Give the budget a purpose
A budget is a plan for directing income, not a punishment for spending. It should help cover current needs, prepare for future bills, and make room for goals and enjoyment. Start by choosing a short list of priorities, such as building an emergency fund, paying down debt, or saving for a move.
Use after-tax income that is actually available to spend. If income changes from month to month, build the core budget around a conservative baseline and create a rule for higher-income months. This makes the plan more stable than assuming every month will match the best one.
Map actual cash flow
Review recent bank and card activity and sort spending into useful categories. Separate fixed obligations, flexible essentials, discretionary spending, debt payments, and savings. Blank estimates often miss subscriptions, fees, annual renewals, gifts, travel, repairs, and healthcare costs.
Do not worry about creating perfect categories. The goal is to see where money goes and which decisions are adjustable. Compare total expenses and savings with income. A surplus can be assigned to a goal. A deficit means the current plan depends on debt, savings withdrawals, or income that has not yet arrived.
Plan for irregular expenses
Many so-called emergencies are predictable expenses with uncertain timing. Vehicle maintenance, insurance premiums, school costs, holidays, and home repairs may not occur monthly, but they still belong in the plan. Estimate the annual amount and set aside a monthly share in a dedicated category or account.
Sinking funds reduce the pressure on an emergency fund. The emergency fund can then focus on genuinely disruptive events such as income loss, urgent travel, or a major unexpected bill. Keep the money accessible and separate from long-term investments that may decline when cash is needed.
Set savings targets that fit
Savings rate is monthly savings divided by income. It is useful for tracking direction, but there is no single correct percentage for every household. Income level, debt, housing, dependents, health, and goals all affect what is realistic. Start with an amount that can be repeated and increase it when circumstances improve.
Automate transfers shortly after income arrives. Give each account or category a clear purpose, whether emergency reserves, a near-term purchase, retirement, or investing. For a dated goal, compare the amount still needed with monthly contributions and possible growth. Remember that expected returns are uncertain, especially over short periods.

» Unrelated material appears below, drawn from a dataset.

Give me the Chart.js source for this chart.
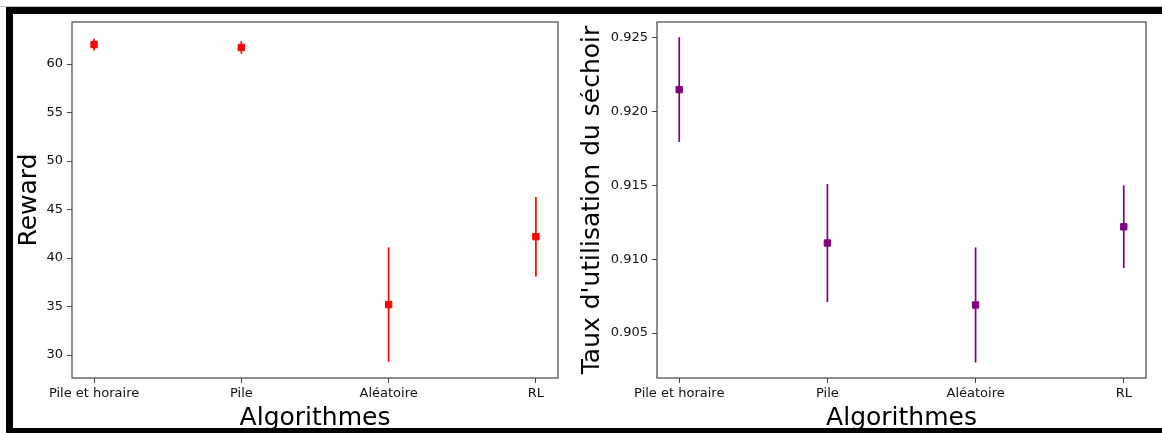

Review without starting over
A budget should change when life changes. Review planned versus actual spending, but focus on patterns instead of judging every transaction. If one category repeatedly exceeds its target, the estimate may be unrealistic or another category may need to shrink. A useful plan reflects reality while still creating forward progress.
Use a brief monthly review to assign leftover money, fund upcoming irregular costs, and update goals. Keep the system simple enough to maintain. A spreadsheet, app, or a few bank accounts can all work if the process shows available cash, upcoming obligations, and progress toward priorities.